* **TASK DIRECTIONS**
Give all the lines below again, exactly, with no pictures.

* **DATASET EXCERPT**
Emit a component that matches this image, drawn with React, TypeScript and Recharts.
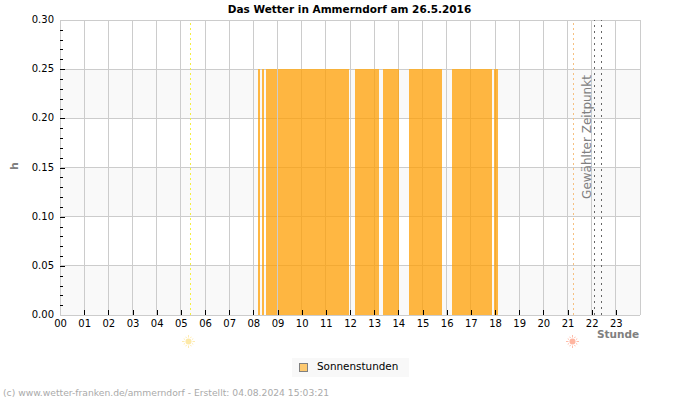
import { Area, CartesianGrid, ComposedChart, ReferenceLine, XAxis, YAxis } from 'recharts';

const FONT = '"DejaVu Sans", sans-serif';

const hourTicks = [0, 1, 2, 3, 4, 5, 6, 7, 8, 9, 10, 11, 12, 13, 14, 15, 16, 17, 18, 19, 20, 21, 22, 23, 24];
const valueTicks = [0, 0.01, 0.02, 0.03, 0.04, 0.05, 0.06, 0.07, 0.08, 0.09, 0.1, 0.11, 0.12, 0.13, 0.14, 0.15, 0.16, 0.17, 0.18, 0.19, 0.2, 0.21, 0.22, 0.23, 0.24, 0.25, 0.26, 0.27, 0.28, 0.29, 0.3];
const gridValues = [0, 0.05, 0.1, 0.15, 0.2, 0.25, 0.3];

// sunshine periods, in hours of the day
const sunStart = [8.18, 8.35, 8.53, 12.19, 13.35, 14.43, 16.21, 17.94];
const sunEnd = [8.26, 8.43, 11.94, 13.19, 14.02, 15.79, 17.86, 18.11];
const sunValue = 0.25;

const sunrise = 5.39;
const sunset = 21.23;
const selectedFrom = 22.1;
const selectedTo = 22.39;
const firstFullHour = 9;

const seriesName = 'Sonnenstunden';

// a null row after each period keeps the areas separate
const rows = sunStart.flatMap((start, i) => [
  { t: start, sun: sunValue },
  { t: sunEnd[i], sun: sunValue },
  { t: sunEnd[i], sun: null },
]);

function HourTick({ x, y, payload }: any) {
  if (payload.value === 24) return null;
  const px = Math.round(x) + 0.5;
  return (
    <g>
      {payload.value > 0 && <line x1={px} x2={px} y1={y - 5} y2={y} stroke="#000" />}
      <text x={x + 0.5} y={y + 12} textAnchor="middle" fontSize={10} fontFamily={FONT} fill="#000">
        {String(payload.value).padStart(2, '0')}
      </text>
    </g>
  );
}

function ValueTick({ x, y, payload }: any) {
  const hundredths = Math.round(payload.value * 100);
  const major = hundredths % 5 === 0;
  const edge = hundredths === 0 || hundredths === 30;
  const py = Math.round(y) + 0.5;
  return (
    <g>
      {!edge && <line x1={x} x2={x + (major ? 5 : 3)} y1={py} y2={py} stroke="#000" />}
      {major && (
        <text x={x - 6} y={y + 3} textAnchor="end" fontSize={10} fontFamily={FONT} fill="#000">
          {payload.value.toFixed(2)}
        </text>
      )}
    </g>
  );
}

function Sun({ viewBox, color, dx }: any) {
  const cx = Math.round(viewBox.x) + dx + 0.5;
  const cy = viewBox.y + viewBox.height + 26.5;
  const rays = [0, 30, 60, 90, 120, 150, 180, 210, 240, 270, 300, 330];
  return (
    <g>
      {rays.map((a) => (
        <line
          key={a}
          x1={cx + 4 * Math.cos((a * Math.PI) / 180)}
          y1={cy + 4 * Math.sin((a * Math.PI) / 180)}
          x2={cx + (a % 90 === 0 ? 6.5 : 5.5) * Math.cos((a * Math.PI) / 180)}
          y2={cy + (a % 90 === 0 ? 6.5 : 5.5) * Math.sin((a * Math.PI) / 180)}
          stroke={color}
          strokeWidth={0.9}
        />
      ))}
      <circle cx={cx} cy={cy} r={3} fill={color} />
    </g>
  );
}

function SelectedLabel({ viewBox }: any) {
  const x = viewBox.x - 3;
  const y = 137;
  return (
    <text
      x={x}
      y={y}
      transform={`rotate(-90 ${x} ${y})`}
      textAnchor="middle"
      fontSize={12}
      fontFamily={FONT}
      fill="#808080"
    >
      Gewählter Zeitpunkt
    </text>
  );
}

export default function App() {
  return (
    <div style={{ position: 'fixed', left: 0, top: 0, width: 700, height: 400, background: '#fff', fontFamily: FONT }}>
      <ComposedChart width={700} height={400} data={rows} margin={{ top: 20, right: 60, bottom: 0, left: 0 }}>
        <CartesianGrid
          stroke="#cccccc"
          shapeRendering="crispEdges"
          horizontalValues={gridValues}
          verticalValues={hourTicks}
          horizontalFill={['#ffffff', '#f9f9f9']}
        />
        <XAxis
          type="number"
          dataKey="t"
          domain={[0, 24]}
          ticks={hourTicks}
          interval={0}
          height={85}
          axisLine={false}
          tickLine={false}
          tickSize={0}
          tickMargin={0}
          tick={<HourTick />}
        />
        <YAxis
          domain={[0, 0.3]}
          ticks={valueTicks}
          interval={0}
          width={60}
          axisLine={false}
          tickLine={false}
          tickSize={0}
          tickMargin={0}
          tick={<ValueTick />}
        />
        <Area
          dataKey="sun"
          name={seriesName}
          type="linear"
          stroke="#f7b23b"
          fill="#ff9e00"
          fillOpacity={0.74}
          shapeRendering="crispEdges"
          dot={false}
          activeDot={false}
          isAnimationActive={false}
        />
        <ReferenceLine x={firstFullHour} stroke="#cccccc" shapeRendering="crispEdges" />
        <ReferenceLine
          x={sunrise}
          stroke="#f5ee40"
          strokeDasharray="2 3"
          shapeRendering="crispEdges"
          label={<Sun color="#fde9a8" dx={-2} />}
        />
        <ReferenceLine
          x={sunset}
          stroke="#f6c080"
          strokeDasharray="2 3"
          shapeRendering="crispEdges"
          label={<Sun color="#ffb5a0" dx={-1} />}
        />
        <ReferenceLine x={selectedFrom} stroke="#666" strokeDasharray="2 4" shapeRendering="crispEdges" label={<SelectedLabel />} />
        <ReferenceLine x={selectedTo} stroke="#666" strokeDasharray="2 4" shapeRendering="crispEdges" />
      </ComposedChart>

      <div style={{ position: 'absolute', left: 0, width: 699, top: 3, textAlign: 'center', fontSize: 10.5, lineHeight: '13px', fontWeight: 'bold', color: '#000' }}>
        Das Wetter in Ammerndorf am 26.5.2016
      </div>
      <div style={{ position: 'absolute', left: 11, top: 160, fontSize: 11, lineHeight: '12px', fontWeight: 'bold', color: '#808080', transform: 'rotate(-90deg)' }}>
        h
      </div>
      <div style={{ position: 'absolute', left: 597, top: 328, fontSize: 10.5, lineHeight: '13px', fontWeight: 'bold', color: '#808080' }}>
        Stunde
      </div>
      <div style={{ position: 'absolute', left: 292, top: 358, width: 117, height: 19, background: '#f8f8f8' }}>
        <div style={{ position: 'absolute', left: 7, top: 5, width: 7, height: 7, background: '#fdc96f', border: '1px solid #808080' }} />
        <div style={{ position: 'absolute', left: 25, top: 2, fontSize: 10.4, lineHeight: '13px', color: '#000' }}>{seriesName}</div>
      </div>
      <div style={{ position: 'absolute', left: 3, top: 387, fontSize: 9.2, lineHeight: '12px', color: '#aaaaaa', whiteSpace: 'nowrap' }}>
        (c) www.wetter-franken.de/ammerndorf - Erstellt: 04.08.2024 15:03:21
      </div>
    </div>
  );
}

* **RESPONSE BELOW**
Emit a component that matches this image, drawn with React, TypeScript and Recharts.
import { Area, CartesianGrid, ComposedChart, ReferenceLine, XAxis, YAxis } from 'recharts';

const FONT = '"DejaVu Sans", sans-serif';

const hourTicks = [0, 1, 2, 3, 4, 5, 6, 7, 8, 9, 10, 11, 12, 13, 14, 15, 16, 17, 18, 19, 20, 21, 22, 23, 24];
const valueTicks = [0, 0.01, 0.02, 0.03, 0.04, 0.05, 0.06, 0.07, 0.08, 0.09, 0.1, 0.11, 0.12, 0.13, 0.14, 0.15, 0.16, 0.17, 0.18, 0.19, 0.2, 0.21, 0.22, 0.23, 0.24, 0.25, 0.26, 0.27, 0.28, 0.29, 0.3];
const gridValues = [0, 0.05, 0.1, 0.15, 0.2, 0.25, 0.3];

// sunshine periods, in hours of the day
const sunStart = [8.18, 8.35, 8.53, 12.19, 13.35, 14.43, 16.21, 17.94];
const sunEnd = [8.26, 8.43, 11.94, 13.19, 14.02, 15.79, 17.86, 18.11];
const sunValue = 0.25;

const sunrise = 5.39;
const sunset = 21.23;
const selectedFrom = 22.1;
const selectedTo = 22.39;
const firstFullHour = 9;

const seriesName = 'Sonnenstunden';

// a null row after each period keeps the areas separate
const rows = sunStart.flatMap((start, i) => [
  { t: start, sun: sunValue },
  { t: sunEnd[i], sun: sunValue },
  { t: sunEnd[i], sun: null },
]);

function HourTick({ x, y, payload }: any) {
  if (payload.value === 24) return null;
  const px = Math.round(x) + 0.5;
  return (
    <g>
      {payload.value > 0 && <line x1={px} x2={px} y1={y - 5} y2={y} stroke="#000" />}
      <text x={x + 0.5} y={y + 12} textAnchor="middle" fontSize={10} fontFamily={FONT} fill="#000">
        {String(payload.value).padStart(2, '0')}
      </text>
    </g>
  );
}

function ValueTick({ x, y, payload }: any) {
  const hundredths = Math.round(payload.value * 100);
  const major = hundredths % 5 === 0;
  const edge = hundredths === 0 || hundredths === 30;
  const py = Math.round(y) + 0.5;
  return (
    <g>
      {!edge && <line x1={x} x2={x + (major ? 5 : 3)} y1={py} y2={py} stroke="#000" />}
      {major && (
        <text x={x - 6} y={y + 3} textAnchor="end" fontSize={10} fontFamily={FONT} fill="#000">
          {payload.value.toFixed(2)}
        </text>
      )}
    </g>
  );
}

function Sun({ viewBox, color, dx }: any) {
  const cx = Math.round(viewBox.x) + dx + 0.5;
  const cy = viewBox.y + viewBox.height + 26.5;
  const rays = [0, 30, 60, 90, 120, 150, 180, 210, 240, 270, 300, 330];
  return (
    <g>
      {rays.map((a) => (
        <line
          key={a}
          x1={cx + 4 * Math.cos((a * Math.PI) / 180)}
          y1={cy + 4 * Math.sin((a * Math.PI) / 180)}
          x2={cx + (a % 90 === 0 ? 6.5 : 5.5) * Math.cos((a * Math.PI) / 180)}
          y2={cy + (a % 90 === 0 ? 6.5 : 5.5) * Math.sin((a * Math.PI) / 180)}
          stroke={color}
          strokeWidth={0.9}
        />
      ))}
      <circle cx={cx} cy={cy} r={3} fill={color} />
    </g>
  );
}

function SelectedLabel({ viewBox }: any) {
  const x = viewBox.x - 3;
  const y = 137;
  return (
    <text
      x={x}
      y={y}
      transform={`rotate(-90 ${x} ${y})`}
      textAnchor="middle"
      fontSize={12}
      fontFamily={FONT}
      fill="#808080"
    >
      Gewählter Zeitpunkt
    </text>
  );
}

export default function App() {
  return (
    <div style={{ position: 'fixed', left: 0, top: 0, width: 700, height: 400, background: '#fff', fontFamily: FONT }}>
      <ComposedChart width={700} height={400} data={rows} margin={{ top: 20, right: 60, bottom: 0, left: 0 }}>
        <CartesianGrid
          stroke="#cccccc"
          shapeRendering="crispEdges"
          horizontalValues={gridValues}
          verticalValues={hourTicks}
          horizontalFill={['#ffffff', '#f9f9f9']}
        />
        <XAxis
          type="number"
          dataKey="t"
          domain={[0, 24]}
          ticks={hourTicks}
          interval={0}
          height={85}
          axisLine={false}
          tickLine={false}
          tickSize={0}
          tickMargin={0}
          tick={<HourTick />}
        />
        <YAxis
          domain={[0, 0.3]}
          ticks={valueTicks}
          interval={0}
          width={60}
          axisLine={false}
          tickLine={false}
          tickSize={0}
          tickMargin={0}
          tick={<ValueTick />}
        />
        <Area
          dataKey="sun"
          name={seriesName}
          type="linear"
          stroke="#f7b23b"
          fill="#ff9e00"
          fillOpacity={0.74}
          shapeRendering="crispEdges"
          dot={false}
          activeDot={false}
          isAnimationActive={false}
        />
        <ReferenceLine x={firstFullHour} stroke="#cccccc" shapeRendering="crispEdges" />
        <ReferenceLine
          x={sunrise}
          stroke="#f5ee40"
          strokeDasharray="2 3"
          shapeRendering="crispEdges"
          label={<Sun color="#fde9a8" dx={-2} />}
        />
        <ReferenceLine
          x={sunset}
          stroke="#f6c080"
          strokeDasharray="2 3"
          shapeRendering="crispEdges"
          label={<Sun color="#ffb5a0" dx={-1} />}
        />
        <ReferenceLine x={selectedFrom} stroke="#666" strokeDasharray="2 4" shapeRendering="crispEdges" label={<SelectedLabel />} />
        <ReferenceLine x={selectedTo} stroke="#666" strokeDasharray="2 4" shapeRendering="crispEdges" />
      </ComposedChart>

      <div style={{ position: 'absolute', left: 0, width: 699, top: 3, textAlign: 'center', fontSize: 10.5, lineHeight: '13px', fontWeight: 'bold', color: '#000' }}>
        Das Wetter in Ammerndorf am 26.5.2016
      </div>
      <div style={{ position: 'absolute', left: 11, top: 160, fontSize: 11, lineHeight: '12px', fontWeight: 'bold', color: '#808080', transform: 'rotate(-90deg)' }}>
        h
      </div>
      <div style={{ position: 'absolute', left: 597, top: 328, fontSize: 10.5, lineHeight: '13px', fontWeight: 'bold', color: '#808080' }}>
        Stunde
      </div>
      <div style={{ position: 'absolute', left: 292, top: 358, width: 117, height: 19, background: '#f8f8f8' }}>
        <div style={{ position: 'absolute', left: 7, top: 5, width: 7, height: 7, background: '#fdc96f', border: '1px solid #808080' }} />
        <div style={{ position: 'absolute', left: 25, top: 2, fontSize: 10.4, lineHeight: '13px', color: '#000' }}>{seriesName}</div>
      </div>
      <div style={{ position: 'absolute', left: 3, top: 387, fontSize: 9.2, lineHeight: '12px', color: '#aaaaaa', whiteSpace: 'nowrap' }}>
        (c) www.wetter-franken.de/ammerndorf - Erstellt: 04.08.2024 15:03:21
      </div>
    </div>
  );
}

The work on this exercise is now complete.